WHAT IS NEEDED
Copy exactly the lines from the start of the material through the line with "days = list(range(1, 121))". Pictures stay out of the copy.

○ ○ ○ ○ ○

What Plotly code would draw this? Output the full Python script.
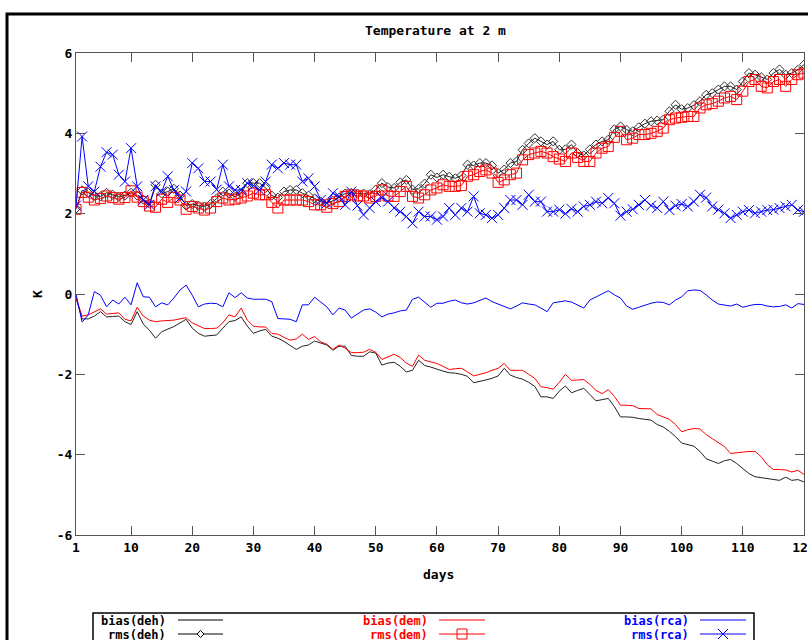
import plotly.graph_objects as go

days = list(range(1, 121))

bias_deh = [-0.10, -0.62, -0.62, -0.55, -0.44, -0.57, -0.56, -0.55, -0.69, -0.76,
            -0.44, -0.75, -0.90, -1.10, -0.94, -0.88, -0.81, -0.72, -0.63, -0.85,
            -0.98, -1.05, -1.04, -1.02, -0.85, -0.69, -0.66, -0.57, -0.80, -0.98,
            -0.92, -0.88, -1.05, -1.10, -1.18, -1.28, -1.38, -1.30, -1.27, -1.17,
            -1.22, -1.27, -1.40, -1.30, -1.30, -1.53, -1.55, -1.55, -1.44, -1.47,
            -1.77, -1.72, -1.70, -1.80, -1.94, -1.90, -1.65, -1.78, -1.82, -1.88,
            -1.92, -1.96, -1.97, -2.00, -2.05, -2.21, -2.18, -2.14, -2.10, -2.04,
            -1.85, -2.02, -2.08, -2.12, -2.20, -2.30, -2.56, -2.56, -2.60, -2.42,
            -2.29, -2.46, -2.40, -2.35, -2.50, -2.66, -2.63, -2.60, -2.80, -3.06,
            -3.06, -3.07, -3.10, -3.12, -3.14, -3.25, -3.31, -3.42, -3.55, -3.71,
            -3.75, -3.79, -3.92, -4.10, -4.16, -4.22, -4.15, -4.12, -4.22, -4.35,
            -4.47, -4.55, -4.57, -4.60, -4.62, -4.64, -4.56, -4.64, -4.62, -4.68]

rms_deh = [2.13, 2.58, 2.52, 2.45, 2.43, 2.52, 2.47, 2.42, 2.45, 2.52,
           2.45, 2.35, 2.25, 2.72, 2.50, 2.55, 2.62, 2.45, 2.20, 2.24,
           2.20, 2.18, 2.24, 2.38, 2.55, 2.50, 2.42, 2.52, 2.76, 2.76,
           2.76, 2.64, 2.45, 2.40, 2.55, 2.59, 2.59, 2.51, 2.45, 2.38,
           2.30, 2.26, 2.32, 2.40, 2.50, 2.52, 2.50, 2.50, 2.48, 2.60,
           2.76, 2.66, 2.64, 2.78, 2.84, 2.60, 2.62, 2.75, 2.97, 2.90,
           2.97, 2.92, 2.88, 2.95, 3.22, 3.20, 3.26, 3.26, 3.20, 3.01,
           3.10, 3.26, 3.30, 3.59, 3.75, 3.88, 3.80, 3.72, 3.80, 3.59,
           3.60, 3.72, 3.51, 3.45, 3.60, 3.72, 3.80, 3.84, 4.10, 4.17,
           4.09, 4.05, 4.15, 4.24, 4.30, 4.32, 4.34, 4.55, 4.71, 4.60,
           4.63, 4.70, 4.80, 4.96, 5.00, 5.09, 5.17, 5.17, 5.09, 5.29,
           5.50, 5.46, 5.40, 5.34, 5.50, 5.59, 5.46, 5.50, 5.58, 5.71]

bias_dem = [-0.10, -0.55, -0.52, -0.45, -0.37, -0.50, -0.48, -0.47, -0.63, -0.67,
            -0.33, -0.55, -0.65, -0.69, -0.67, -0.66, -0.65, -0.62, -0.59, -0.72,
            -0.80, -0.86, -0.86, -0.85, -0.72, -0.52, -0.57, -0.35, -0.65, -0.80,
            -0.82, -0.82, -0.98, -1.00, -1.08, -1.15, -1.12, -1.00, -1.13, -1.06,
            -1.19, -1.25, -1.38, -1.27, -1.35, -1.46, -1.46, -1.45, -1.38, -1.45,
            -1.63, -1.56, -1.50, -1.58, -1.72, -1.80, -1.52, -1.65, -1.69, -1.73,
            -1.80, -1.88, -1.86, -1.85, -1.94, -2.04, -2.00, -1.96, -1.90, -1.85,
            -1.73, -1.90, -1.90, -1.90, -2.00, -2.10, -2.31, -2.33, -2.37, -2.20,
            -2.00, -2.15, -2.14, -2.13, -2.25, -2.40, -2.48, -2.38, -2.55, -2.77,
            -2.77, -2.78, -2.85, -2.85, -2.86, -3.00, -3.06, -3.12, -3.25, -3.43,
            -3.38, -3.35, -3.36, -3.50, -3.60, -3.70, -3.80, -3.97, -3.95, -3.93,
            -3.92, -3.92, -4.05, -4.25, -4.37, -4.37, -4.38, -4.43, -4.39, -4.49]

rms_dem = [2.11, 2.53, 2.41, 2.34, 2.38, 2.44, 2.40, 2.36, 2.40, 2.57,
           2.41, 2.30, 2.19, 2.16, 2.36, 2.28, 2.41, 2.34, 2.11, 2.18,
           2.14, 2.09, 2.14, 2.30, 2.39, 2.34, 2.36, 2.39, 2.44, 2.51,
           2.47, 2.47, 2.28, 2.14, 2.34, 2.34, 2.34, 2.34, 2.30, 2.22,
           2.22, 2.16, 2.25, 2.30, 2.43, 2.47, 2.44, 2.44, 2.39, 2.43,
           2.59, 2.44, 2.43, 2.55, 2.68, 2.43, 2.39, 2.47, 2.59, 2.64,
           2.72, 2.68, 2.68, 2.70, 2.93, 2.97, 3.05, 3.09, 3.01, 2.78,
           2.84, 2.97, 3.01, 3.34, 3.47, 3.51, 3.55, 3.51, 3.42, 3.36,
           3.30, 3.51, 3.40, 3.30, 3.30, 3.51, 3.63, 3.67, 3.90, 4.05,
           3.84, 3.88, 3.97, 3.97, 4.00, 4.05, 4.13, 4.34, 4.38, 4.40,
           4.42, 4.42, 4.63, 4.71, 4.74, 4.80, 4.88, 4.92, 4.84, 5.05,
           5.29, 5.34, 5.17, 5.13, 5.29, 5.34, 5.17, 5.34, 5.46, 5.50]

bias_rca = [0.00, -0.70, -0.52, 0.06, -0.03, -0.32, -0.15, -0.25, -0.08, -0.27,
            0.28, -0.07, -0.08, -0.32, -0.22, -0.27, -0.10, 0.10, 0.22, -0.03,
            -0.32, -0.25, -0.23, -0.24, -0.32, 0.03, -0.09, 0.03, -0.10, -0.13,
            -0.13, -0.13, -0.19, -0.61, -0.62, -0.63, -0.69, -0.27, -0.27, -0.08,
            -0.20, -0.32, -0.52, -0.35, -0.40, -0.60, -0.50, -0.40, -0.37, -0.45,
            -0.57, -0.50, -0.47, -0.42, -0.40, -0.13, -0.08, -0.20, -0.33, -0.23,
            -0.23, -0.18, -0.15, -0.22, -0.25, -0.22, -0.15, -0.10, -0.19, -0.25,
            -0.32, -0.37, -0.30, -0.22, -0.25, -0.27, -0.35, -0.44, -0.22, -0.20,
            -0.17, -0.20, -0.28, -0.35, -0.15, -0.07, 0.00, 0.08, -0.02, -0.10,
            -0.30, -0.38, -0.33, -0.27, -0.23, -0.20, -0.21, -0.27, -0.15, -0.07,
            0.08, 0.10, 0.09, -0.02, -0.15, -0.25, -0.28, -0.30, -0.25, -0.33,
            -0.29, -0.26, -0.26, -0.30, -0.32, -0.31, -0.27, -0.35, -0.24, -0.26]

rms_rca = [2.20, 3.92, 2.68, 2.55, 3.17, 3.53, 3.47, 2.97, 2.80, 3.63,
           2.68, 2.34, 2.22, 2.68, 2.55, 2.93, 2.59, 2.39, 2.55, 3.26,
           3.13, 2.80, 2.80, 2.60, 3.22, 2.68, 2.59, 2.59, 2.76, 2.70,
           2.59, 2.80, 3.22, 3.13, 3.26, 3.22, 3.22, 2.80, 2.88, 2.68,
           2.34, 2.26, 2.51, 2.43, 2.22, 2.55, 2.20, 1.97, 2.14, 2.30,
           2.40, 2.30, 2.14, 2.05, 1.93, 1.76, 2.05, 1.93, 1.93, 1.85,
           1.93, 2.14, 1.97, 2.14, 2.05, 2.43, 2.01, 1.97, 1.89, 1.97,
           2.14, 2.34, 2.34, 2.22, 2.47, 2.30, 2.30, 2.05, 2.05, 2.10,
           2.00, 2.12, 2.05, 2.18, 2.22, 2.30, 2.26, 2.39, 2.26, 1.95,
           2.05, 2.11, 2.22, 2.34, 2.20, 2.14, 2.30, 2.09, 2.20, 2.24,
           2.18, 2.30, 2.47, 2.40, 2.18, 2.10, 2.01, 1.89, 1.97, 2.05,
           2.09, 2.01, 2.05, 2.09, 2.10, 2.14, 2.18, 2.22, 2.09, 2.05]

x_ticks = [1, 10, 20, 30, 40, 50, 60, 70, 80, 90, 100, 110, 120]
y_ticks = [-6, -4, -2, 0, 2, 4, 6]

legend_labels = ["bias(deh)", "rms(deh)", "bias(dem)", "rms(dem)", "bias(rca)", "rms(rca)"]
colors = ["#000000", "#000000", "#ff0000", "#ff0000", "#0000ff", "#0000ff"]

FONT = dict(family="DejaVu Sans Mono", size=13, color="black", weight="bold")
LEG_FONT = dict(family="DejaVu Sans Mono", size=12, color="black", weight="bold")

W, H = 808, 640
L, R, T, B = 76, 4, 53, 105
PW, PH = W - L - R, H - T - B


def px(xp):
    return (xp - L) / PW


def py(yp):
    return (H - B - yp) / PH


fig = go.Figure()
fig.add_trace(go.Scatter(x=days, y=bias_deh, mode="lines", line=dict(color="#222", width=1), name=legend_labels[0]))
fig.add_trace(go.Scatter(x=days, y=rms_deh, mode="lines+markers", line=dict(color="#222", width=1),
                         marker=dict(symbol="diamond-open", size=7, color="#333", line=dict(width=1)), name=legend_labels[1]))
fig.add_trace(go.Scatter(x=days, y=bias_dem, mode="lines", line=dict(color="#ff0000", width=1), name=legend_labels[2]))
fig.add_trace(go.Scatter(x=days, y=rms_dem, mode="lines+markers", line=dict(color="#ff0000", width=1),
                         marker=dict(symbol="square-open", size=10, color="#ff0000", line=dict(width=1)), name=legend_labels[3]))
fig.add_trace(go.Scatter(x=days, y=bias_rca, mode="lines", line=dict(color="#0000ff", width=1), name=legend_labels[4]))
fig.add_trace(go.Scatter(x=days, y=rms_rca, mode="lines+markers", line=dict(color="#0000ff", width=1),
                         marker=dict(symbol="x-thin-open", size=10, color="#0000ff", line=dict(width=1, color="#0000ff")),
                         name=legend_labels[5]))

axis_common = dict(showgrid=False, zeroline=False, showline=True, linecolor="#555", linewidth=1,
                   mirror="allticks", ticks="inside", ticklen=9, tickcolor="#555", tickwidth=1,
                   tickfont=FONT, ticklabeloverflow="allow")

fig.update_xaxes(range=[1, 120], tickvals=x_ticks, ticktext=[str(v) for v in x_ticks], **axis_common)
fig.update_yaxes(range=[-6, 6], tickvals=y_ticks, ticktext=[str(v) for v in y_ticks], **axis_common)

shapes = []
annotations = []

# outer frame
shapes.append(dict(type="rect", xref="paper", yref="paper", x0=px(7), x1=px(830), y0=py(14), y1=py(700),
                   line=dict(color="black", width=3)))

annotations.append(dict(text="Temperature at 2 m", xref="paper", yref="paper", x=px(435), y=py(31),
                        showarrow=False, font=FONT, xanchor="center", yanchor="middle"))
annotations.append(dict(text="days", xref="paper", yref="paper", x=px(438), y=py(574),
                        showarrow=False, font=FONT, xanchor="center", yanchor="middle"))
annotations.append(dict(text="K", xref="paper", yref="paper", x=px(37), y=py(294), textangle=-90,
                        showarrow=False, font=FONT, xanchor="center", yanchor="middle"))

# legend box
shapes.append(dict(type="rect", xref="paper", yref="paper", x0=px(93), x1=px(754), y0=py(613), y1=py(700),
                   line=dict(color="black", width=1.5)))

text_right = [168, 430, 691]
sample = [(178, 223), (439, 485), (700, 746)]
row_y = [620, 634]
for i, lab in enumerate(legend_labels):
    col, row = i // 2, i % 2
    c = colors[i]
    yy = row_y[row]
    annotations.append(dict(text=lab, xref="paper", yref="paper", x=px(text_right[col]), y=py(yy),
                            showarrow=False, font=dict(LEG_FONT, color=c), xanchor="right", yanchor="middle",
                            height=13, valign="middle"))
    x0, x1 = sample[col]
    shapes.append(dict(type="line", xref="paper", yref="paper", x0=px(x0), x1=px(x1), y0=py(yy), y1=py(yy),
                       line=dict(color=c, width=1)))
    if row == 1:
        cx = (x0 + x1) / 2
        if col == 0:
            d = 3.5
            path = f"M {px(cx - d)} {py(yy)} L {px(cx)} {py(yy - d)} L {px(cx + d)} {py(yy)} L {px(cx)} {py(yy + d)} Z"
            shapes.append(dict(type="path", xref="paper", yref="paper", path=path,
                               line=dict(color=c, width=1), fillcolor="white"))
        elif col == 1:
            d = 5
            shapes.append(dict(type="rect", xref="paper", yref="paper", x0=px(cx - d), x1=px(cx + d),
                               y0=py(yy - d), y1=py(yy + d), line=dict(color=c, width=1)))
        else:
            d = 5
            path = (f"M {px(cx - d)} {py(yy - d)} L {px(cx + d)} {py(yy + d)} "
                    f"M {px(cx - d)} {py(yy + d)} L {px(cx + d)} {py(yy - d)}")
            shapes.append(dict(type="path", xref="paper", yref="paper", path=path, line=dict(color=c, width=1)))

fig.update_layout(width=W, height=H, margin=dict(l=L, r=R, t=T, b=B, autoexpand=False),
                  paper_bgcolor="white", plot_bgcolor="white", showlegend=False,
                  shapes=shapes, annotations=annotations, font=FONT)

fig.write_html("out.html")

○ ○ ○ ○ ○

OUTPUT OF THE EXERCISE
What Plotly code would draw this? Output the full Python script.
import plotly.graph_objects as go

days = list(range(1, 121))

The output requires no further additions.